Mas não foi só o som dessa voz primorosa que me impressionou a vida toda, mas o jeito de Gal cantar. Gal canta sem esforço, sem fazer caretas, sem aquilo que chamamos de "máscara". Ao contrário. Quando Gal cantava parecia que ela estava conversando com a gente. Sem contar que em muitos vídeos de suas apresentações é comum vê-la sorrindo enquanto canta. O nome disso é dom.

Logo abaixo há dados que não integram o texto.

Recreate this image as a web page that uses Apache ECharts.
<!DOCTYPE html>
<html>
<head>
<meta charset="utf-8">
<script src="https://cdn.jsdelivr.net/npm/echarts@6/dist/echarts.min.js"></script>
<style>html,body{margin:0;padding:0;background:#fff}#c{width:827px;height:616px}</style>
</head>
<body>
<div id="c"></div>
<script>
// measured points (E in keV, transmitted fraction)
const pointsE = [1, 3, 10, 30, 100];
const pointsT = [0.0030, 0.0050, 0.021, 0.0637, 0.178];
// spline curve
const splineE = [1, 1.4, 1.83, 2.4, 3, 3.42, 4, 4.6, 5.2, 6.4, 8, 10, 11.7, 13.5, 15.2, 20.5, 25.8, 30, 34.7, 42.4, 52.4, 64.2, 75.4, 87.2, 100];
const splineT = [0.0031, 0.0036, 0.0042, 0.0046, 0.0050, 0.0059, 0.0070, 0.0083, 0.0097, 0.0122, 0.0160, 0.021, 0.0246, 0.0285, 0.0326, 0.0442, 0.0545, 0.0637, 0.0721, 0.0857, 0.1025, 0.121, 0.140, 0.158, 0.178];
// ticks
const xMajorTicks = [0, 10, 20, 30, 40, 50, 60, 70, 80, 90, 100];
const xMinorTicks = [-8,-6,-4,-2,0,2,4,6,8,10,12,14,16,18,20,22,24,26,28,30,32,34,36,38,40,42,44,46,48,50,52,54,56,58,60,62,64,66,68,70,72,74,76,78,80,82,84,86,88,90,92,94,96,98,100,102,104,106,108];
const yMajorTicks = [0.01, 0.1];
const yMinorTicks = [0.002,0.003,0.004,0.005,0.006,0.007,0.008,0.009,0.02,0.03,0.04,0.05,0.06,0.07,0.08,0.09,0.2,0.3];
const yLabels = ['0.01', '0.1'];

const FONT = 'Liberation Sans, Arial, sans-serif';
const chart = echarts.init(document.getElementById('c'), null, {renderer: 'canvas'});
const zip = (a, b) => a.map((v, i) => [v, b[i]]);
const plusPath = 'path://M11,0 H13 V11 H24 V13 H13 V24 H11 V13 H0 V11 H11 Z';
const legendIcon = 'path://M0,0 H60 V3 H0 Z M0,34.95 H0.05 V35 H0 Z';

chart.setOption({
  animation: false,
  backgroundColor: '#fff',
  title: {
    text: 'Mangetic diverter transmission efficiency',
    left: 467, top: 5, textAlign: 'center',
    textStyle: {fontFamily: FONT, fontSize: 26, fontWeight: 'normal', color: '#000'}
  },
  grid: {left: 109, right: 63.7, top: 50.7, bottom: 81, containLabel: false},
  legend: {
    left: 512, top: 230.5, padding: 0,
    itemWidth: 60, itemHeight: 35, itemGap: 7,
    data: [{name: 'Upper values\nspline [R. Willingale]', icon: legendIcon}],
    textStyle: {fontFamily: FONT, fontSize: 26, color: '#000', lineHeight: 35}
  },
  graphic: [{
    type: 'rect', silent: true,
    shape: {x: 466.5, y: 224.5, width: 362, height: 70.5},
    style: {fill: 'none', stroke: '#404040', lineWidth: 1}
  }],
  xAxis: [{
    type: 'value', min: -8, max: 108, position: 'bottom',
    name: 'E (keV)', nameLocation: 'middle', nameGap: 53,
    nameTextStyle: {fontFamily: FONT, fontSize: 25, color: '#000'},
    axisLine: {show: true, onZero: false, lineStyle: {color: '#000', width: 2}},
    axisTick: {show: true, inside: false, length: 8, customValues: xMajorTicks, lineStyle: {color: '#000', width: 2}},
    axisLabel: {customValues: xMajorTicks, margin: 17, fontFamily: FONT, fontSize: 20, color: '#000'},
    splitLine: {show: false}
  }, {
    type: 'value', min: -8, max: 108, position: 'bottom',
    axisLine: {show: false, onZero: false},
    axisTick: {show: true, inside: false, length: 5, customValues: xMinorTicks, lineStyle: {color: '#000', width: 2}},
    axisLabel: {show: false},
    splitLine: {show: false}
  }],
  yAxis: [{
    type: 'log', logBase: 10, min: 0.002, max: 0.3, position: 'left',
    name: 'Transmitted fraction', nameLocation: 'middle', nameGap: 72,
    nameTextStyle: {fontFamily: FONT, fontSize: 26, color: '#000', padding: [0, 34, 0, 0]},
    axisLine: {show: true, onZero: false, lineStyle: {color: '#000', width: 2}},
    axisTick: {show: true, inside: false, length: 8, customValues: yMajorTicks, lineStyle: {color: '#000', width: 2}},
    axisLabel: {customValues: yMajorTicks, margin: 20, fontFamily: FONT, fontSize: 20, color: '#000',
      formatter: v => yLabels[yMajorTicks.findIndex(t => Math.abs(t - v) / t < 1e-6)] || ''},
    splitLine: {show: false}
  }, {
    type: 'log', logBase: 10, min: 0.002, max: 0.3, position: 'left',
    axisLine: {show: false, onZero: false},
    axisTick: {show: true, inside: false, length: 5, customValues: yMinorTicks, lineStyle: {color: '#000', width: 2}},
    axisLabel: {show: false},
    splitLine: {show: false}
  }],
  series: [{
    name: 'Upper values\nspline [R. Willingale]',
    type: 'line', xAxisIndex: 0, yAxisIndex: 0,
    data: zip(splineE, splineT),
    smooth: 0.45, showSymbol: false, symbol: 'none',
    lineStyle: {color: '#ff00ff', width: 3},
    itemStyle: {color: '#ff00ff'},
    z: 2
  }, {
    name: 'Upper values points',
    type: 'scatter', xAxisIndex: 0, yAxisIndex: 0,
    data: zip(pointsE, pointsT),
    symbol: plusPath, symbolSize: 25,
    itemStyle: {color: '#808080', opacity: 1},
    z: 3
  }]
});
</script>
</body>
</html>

O nome disso também é liberdade.
Gal tinha uma voz livre, tinha um corpo livre, porque era uma mulher verdadeiramente livre. Não seguia padrões, não copiava ninguém, não se rendia. Lutava pelas causas que acreditava, convivia com as pessoas que amava. Escondia e revelava a seu bel-prazer: mantinha sua vida real reservada e, quando queria, expunha os seios nus em plena ditadura militar.
Seu nome era Gal e, como ela, nunca houve igual. Gata, sexy, leve, doce e também vanguarda, revolucionária. Única.
Quando nos deixou, Gal fez o Brasil derramar todas as lágrimas possíveis, entre lembranças de canções e emoções de seus amigos, fãs e parceiros de vida. Ver Caetano, Bethânia e Gil emocionados falando dela foi um momento triste e lindo.
Revendo toda sua carreira, vendo seus 77 anos passando nas reportagens da TV, eu só consigo pensar numa coisa: a gente devia viver do jeito que Gal cantava. A gente devia escolher o que vamos consumir, o que vamos cantar, o que vamos exibir, sem essa necessidade doentia de se expor tanto nas redes sociais.
A gente devia escolher o que falar como ela escolhia o repertório que ia cantar: só o que fizesse sentido, o que fosse nossa verdade. A gente devia se importar menos com o que os outros pensam de nós e mais com o que nós realmente queremos ser. A gente ainda tem muito a aprender com essa mulher tão potente.
Gal dizia que cantar era sua missão. E, como espectadores de todos esses anos, atestamos:
- Missão cumprida, Gal. Missão maravilhosamente cumprida.